Up to and including the line that contains "import plotly.graph_objects as go", repeat each line of the data exactly, starting from the first.

• DATA LINES:
>>>>
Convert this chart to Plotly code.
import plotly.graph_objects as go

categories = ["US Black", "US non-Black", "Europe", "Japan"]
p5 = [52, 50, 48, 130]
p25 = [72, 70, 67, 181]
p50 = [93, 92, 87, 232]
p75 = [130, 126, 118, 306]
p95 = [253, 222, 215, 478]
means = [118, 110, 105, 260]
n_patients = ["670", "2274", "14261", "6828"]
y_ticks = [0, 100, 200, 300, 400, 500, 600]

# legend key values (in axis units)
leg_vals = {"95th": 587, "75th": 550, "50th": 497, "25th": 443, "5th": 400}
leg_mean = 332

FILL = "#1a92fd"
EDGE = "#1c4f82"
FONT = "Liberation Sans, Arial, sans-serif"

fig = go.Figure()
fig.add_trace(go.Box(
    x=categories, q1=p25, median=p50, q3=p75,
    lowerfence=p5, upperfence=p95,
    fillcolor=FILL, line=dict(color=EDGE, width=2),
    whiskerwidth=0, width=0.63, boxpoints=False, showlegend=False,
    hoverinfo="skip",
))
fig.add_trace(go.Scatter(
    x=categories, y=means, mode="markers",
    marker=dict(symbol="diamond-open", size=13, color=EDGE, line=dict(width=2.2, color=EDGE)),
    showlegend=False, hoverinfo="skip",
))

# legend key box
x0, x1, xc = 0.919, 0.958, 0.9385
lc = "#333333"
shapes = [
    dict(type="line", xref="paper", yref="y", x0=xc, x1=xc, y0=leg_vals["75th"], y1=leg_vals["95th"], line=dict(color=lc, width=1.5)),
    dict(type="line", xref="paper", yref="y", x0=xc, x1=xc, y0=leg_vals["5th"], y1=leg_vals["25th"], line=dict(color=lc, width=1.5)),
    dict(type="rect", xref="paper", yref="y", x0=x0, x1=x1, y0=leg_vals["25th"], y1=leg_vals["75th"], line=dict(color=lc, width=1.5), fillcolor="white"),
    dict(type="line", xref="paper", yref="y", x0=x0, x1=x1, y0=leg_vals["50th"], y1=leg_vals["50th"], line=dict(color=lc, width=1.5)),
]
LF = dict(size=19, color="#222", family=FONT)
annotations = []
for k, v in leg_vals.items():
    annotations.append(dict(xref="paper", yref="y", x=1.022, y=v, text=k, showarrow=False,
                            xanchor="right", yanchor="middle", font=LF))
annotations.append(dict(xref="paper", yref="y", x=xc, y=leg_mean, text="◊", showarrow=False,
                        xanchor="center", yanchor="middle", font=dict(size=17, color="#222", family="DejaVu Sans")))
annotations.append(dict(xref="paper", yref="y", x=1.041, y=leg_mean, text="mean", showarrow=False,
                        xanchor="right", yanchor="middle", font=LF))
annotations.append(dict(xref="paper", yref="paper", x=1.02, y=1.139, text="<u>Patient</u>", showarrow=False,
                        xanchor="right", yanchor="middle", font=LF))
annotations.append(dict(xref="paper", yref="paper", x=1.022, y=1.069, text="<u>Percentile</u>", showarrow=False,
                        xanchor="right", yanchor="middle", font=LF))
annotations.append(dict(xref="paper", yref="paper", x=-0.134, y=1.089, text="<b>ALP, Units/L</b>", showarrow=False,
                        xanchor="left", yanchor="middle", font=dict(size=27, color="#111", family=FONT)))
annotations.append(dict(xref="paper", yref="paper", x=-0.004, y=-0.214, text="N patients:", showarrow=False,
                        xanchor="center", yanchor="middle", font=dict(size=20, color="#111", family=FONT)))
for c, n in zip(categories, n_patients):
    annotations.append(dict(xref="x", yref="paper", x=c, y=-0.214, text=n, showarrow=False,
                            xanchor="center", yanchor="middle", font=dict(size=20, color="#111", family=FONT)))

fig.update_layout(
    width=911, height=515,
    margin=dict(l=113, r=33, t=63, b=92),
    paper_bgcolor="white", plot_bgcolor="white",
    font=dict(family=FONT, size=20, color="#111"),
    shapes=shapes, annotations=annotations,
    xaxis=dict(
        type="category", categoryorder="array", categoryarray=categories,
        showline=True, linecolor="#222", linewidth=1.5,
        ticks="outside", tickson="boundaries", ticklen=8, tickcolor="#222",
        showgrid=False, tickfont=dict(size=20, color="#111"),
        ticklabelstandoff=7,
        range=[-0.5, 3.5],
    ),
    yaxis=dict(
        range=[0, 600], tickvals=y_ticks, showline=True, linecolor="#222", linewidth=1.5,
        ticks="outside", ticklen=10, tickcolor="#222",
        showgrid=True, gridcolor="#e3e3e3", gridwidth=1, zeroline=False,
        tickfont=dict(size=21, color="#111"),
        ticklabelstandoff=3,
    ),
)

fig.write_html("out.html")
<<<<
• THE COMPLETED TASK:
Convert this chart to Plotly code.
import plotly.graph_objects as go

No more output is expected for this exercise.